It's basically just a question of preference. You can do all database queries with one or two tables (using UNION). So I'd prefer two tables to have a cleaner model structure. Image you'd want so save an income entry:
- One Table: You always have to set the type
- Two Tables: You just have to choose the right model
But I can image one database query that could(!) be faster with using only one table:
- If you want to
ORDER
both types let's say by date.
And there's another point where one table is better, but that doesn't apply to your model:
- If there's an infinite number of types. Or: If the number of types can change.
For everything else two separate tables are better. Concerning query performance:
- If the tables get really huge and you for example want to retrieve all income entries, it's of course faster to look up those entries in a table with 300000 entries than in a table with 600000 entries.

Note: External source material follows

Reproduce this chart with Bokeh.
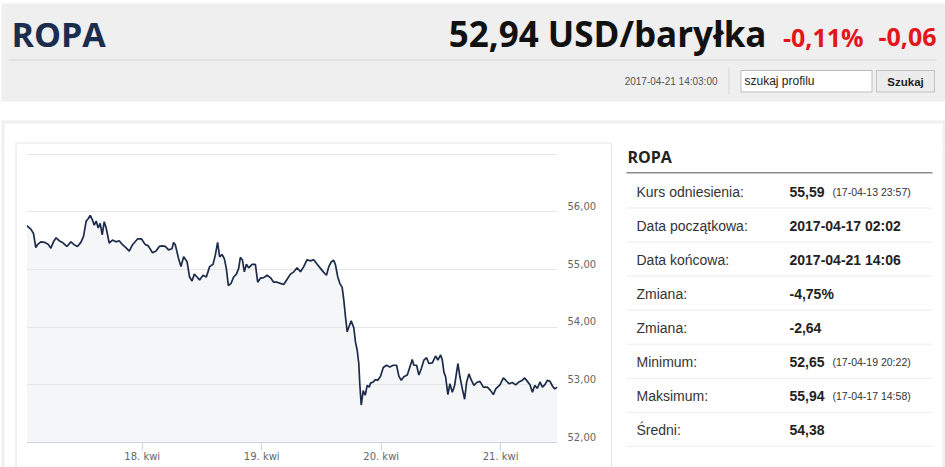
import datetime as dt
import pandas as pd
from bokeh.plotting import figure
from bokeh.layouts import column, row
from bokeh.models import (Range1d, LinearAxis, Grid, FixedTicker, DaysTicker,
                          DatetimeTickFormatter, CustomJSTickFormatter, ColumnDataSource)
from bokeh.core.properties import value
from bokeh.embed import file_html
from bokeh.resources import INLINE

# ---------------- data ----------------
TITLE = "ROPA"
PRICE_TEXT = "52,94 USD/baryłka"
CHANGE_PCT = "-0,11%"
CHANGE_ABS = "-0,06"
TIMESTAMP = "2017-04-21 14:03:00"
SEARCH_PLACEHOLDER = "szukaj profilu"
SEARCH_BUTTON = "Szukaj"

# hours since 2017-04-17 00:00 (chart time axis)
HOURS = [
    0.81, 1.62, 2.14, 2.62, 2.94, 3.63, 4.43, 5.09, 5.64, 6.16,
    6.70, 7.31, 7.97, 8.86, 9.66, 10.32, 10.99, 11.67, 12.19, 12.74,
    13.14, 13.54, 14.00, 14.35, 14.75, 15.15, 15.55, 15.96, 16.36, 16.76,
    17.36, 18.03, 18.71, 19.37, 20.04, 20.72, 21.39, 22.05, 23.05, 23.86,
    24.54, 25.21, 26.07, 26.76, 27.42, 28.08, 28.63, 29.29, 29.97, 30.30,
    30.64, 31.30, 31.78, 32.31, 32.99, 33.51, 34.00, 34.46, 35.00, 35.52,
    36.21, 36.87, 37.54, 38.22, 38.68, 39.14, 39.55, 40.03, 40.49, 40.89,
    41.30, 41.84, 42.36, 42.91, 43.37, 43.71, 44.11, 44.51, 44.92, 45.38,
    46.06, 46.73, 47.19, 47.73, 48.40, 49.08, 49.74, 50.41, 51.09, 51.75,
    52.42, 53.10, 53.77, 54.43, 55.11, 55.78, 56.44, 57.12, 57.79, 58.45,
    59.14, 59.80, 60.46, 61.01, 61.47, 61.95, 62.47, 62.82, 63.28, 63.68,
    64.16, 64.49, 64.83, 65.17, 65.49, 65.97, 66.50, 66.84, 67.18, 67.50,
    67.70, 67.99, 68.39, 68.79, 69.19, 69.59, 69.86, 70.40, 70.86, 71.32,
    71.87, 72.41, 73.07, 73.74, 74.42, 75.09, 75.55, 76.03, 76.55, 77.24,
    77.76, 78.24, 78.56, 79.11, 79.57, 80.05, 80.58, 81.12, 81.58, 82.27,
    82.93, 83.39, 83.93, 84.28, 84.60, 84.94, 85.40, 85.80, 86.29, 86.75,
    87.15, 87.41, 87.82, 88.30, 88.76, 89.16, 89.63, 90.11, 90.63, 91.17,
    91.84, 92.52, 93.33, 93.99, 94.53, 95.00, 95.86, 96.54, 97.01, 97.67,
    98.35, 99.02, 99.68, 100.36, 100.83, 101.37, 101.89, 102.38, 102.84, 103.38,
    103.90, 104.39, 104.85, 105.39, 105.91, 106.40, 106.86, 107.40,
]
PRICES = [
    55.76, 55.70, 55.63, 55.38, 55.43, 55.48, 55.47, 55.44, 55.37, 55.48,
    55.55, 55.50, 55.47, 55.40, 55.48, 55.43, 55.40, 55.47, 55.57, 55.84,
    55.88, 55.94, 55.86, 55.77, 55.84, 55.72, 55.80, 55.60, 55.83, 55.72,
    55.46, 55.51, 55.48, 55.50, 55.43, 55.38, 55.32, 55.43, 55.53, 55.53,
    55.44, 55.41, 55.29, 55.32, 55.40, 55.41, 55.40, 55.34, 55.36, 55.47,
    55.43, 55.19, 55.05, 55.22, 55.14, 54.87, 54.80, 54.92, 54.87, 54.82,
    54.90, 54.87, 55.05, 55.09, 55.25, 55.47, 55.22, 55.26, 55.19, 55.02,
    54.72, 54.76, 54.87, 54.92, 55.02, 55.21, 55.17, 54.96, 55.09, 55.03,
    55.09, 55.09, 54.78, 54.85, 54.86, 54.90, 54.86, 54.78, 54.78, 54.76,
    54.74, 54.83, 54.92, 54.96, 55.03, 54.96, 55.05, 55.17, 55.15, 55.17,
    55.09, 55.02, 54.95, 54.90, 55.05, 55.13, 55.16, 55.08, 54.87, 54.76,
    54.69, 54.47, 54.18, 53.92, 54.00, 54.11, 53.99, 53.74, 53.60, 53.37,
    53.02, 52.65, 52.90, 52.82, 52.99, 52.96, 53.03, 53.05, 53.09, 53.08,
    53.15, 53.30, 53.34, 53.31, 53.34, 53.34, 53.15, 53.08, 53.14, 53.17,
    53.31, 53.44, 53.34, 53.34, 53.17, 53.28, 53.43, 53.47, 53.37, 53.38,
    53.50, 53.43, 53.52, 53.43, 53.22, 53.14, 52.83, 53.02, 52.87, 52.99,
    53.22, 53.37, 53.14, 52.93, 52.75, 53.05, 53.19, 53.08, 52.99, 53.04,
    53.06, 52.96, 52.96, 52.90, 52.83, 52.93, 53.00, 53.12, 53.08, 53.02,
    53.04, 53.00, 53.05, 53.08, 53.12, 53.06, 53.00, 52.87, 52.99, 52.94,
    53.05, 52.96, 53.00, 53.08, 53.06, 52.98, 52.93, 52.96,
]

Y_TICKS = [52, 53, 54, 55, 56]
GRID_LEVELS = [53, 54, 55, 56, 57]
Y_MIN, Y_MAX = 52, 57.012
X_START = dt.datetime(2017, 4, 17, 0, 45)
X_END = dt.datetime(2017, 4, 21, 11, 25)

PANEL_TITLE = "ROPA"
STAT_LABELS = ["Kurs odniesienia:", "Data początkowa:", "Data końcowa:", "Zmiana:",
               "Zmiana:", "Minimum:", "Maksimum:", "Średni:"]
STAT_VALUES = ["55,59", "2017-04-17 02:02", "2017-04-21 14:06", "-4,75%",
               "-2,64", "52,65", "55,94", "54,38"]
STAT_NOTES = ["(17-04-13 23:57)", "", "", "", "", "(17-04-19 20:22)", "(17-04-17 14:58)", ""]

# ---------------- layout helpers ----------------
GREY_BG = "#efefef"
BORDER = "#e4e4e4"
PAGE_W, PAGE_H = 945, 467
HEADER_H = 145
ROW_H = PAGE_H - HEADER_H
LEFT_W, CHART_W = 17, 592
RIGHT_W = PAGE_W - LEFT_W - CHART_W


def panel_fig(x0, y0, w, h):
    f = figure(width=w, height=h, x_range=Range1d(x0, x0 + w),
               y_range=Range1d(y0 + h, y0), x_axis_type=None, y_axis_type=None,
               output_backend="svg", toolbar_location=None, min_border=0, title=None,
               frame_align=False)
    f.outline_line_color = None
    f.background_fill_color = "white"
    f.border_fill_color = "white"
    return f


def txt(f, x, y, s, size, color, font="Liberation Sans", style="normal", align="left"):
    f.text(x=[x], y=[y], text=[s], text_font=value(font), text_font_size=f"{size}px",
           text_font_style=style, text_color=color, text_align=align, text_baseline="middle")


def box(f, l, r, t, b, fill, line=None, lw=1):
    f.quad(left=[l], right=[r], top=[t], bottom=[b], fill_color=fill,
           line_color=line, line_width=lw)


def seg(f, x0, y0, x1, y1, color, lw=1):
    f.segment(x0=[x0], y0=[y0], x1=[x1], y1=[y1], line_color=color, line_width=lw)


# ---------------- header ----------------
hdr = panel_fig(0, 0, PAGE_W, HEADER_H)
box(hdr, 1, 950, 3, 101, GREY_BG)
seg(hdr, 8, 59.5, 936, 59.5, "#d3d3d3")
txt(hdr, 11, 33, TITLE, 34, "#1b2d4f", "Open Sans", "bold")
txt(hdr, 766, 33, PRICE_TEXT, 35, "#111111", "Open Sans", "bold", "right")
txt(hdr, 863, 36, CHANGE_PCT, 25, "#e3151b", "Open Sans", "bold", "right")
txt(hdr, 936, 36, CHANGE_ABS, 25, "#e3151b", "Open Sans", "bold", "right")
txt(hdr, 717, 81, TIMESTAMP, 10, "#555555", align="right")
seg(hdr, 728.5, 67, 728.5, 94, "#d6d6d6")
box(hdr, 740.5, 871.5, 70, 91.5, "white", "#bdbdbd")
txt(hdr, 744, 80.5, SEARCH_PLACEHOLDER, 12, "#222222")
box(hdr, 876, 934, 70, 91.5, "#ececec", "#c2c2c2")
txt(hdr, 905, 81.5, SEARCH_BUTTON, 11.5, "#222222", style="bold", align="center")
box(hdr, 1, 950, 120, 123, GREY_BG)
box(hdr, 1, 4, 120, 150, GREY_BG)
box(hdr, 942, 950, 120, 150, GREY_BG)
seg(hdr, 15.5, 142.5, 611, 142.5, BORDER)
seg(hdr, 15.5, 142.5, 15.5, 150, BORDER)
seg(hdr, 611, 142.5, 611, 150, BORDER)

# ---------------- left strip ----------------
lft = panel_fig(0, HEADER_H, LEFT_W, ROW_H)
box(lft, 1, 4, HEADER_H - 5, 480, GREY_BG)
seg(lft, 15.5, HEADER_H - 5, 15.5, 480, BORDER)

# ---------------- chart ----------------
times = pd.Timestamp("2017-04-17") + pd.to_timedelta(HOURS, unit="h")
src = ColumnDataSource(dict(t=times, price=PRICES))

p = figure(width=CHART_W, height=ROW_H, x_axis_type="datetime", y_axis_type=None,
           x_range=Range1d(X_START, X_END), y_range=Range1d(Y_MIN, Y_MAX),
           output_backend="svg", toolbar_location=None, title=None, frame_align=False,
           min_border_left=9, min_border_right=52, min_border_top=8, min_border_bottom=25)
p.outline_line_color = None
p.background_fill_color = "white"
p.border_fill_color = "white"
p.xgrid.visible = False

p.varea(x="t", y1=Y_MIN, y2="price", source=src, fill_color="#f5f6f8", level="image")
p.add_layout(Grid(dimension=1, ticker=FixedTicker(ticks=GRID_LEVELS),
                  grid_line_color="#e6e6e6", grid_line_width=1))
p.line("t", "price", source=src, line_color="#1c2b4a", line_width=1.7)

xa = p.xaxis[0]
xa.ticker = DaysTicker(days=list(range(1, 32)))
xa.formatter = DatetimeTickFormatter(days="%d. kwi", hours="%d. kwi", months="%d. kwi")
xa.axis_line_color = "#ccd6eb"
xa.major_tick_line_color = "#ccd6eb"
xa.major_tick_out = 8
xa.major_tick_in = 0
xa.minor_tick_line_color = None
xa.major_label_standoff = 0
xa.major_label_text_font = "DejaVu Sans"
xa.major_label_text_font_size = "10px"
xa.major_label_text_color = "#666666"

lab_shift = 0.1
p.extra_y_ranges = {"lab": Range1d(Y_MIN - lab_shift, Y_MAX - lab_shift)}
ya = LinearAxis(y_range_name="lab", ticker=FixedTicker(ticks=Y_TICKS),
                formatter=CustomJSTickFormatter(code="return tick.toFixed(2).replace('.', ',');"))
ya.axis_line_color = None
ya.major_tick_line_color = None
ya.minor_tick_line_color = None
ya.major_tick_out = 0
ya.major_tick_in = 0
ya.major_label_standoff = 10
ya.major_label_text_font = "DejaVu Sans"
ya.major_label_text_font_size = "10px"
ya.major_label_text_color = "#666666"
p.add_layout(ya, "right")

# ---------------- right panel (stats table) ----------------
rgt = panel_fig(LEFT_W + CHART_W, HEADER_H, RIGHT_W, ROW_H)
seg(rgt, 611, HEADER_H - 5, 611, 480, BORDER)
box(rgt, 942, 950, HEADER_H - 5, 480, GREY_BG)
txt(rgt, 627, 156, PANEL_TITLE, 16, "#222222", "Open Sans", "bold")
seg(rgt, 626, 172.3, 932, 172.3, "#8c8c8c", 1.5)
for i, (lab, val, note) in enumerate(zip(STAT_LABELS, STAT_VALUES, STAT_NOTES)):
    yc = 191 + 34.05 * i
    txt(rgt, 636, yc, lab, 14, "#333333")
    txt(rgt, 789, yc, val, 14, "#222222", style="bold")
    if note:
        txt(rgt, 832, yc + 0.5, note, 10.5, "#333333")
    seg(rgt, 626, yc + 16.5, 932, yc + 16.5, "#ececec")

layout = column(hdr, row(lft, p, rgt))
open("out.html", "w").write(file_html(layout, INLINE))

With a deeper look at the DBMS there's another reason for using two tables:
- Table locking. Some database engines lock whole tables for write operations. Thus only half of the data would get locked and the other half can still be accessed at the same time.
I will have a look at the ORDER
thing with two tables. Maybe I'm wrong and the performance impact isn't even there.
Results:
I've created three simple tables (using MySQL):
inc
: id
(int, PK), money
(int, not null)
exp
: id
(int, PK), money
(int, not null)
combi
: id
(int, PK), type
(tinyint, index, not null), money
(not null)
And then filled the tables with random data:
money
: from 1 to 10000
type
: from 1 to 2
inc
: 100000 entries
exp
: 100000 entries
combi
: 200000 entries
Run these queries:
SELECT id, money
FROM combi
WHERE money > 5000
ORDER BY money
LIMIT 200000;
0,1 sec ... without index: 0,1 sec
SELECT * FROM (
SELECT id, money FROM inc WHERE money > 5000
UNION
SELECT id, money FROM exp WHERE money > 5000
) a
ORDER BY money LIMIT 200000;
0,16 sec
SELECT id, money
FROM combi
WHERE money > 5000 && type = 1
ORDER BY money
LIMIT 200000;
0,14 sec ... without index: 0,085 sec
SELECT id, money
FROM inc
WHERE money > 5000
ORDER BY money
LIMIT 200000;
0,04 sec
And you can see the expected results:
- when you need income and expenses in one query, then one table is faster
- when you need only income OR expenses, then two tables are faster
But what I don't understand: Why is the query with type = 1
so much slower? I thought using index would make it nearly equal fast?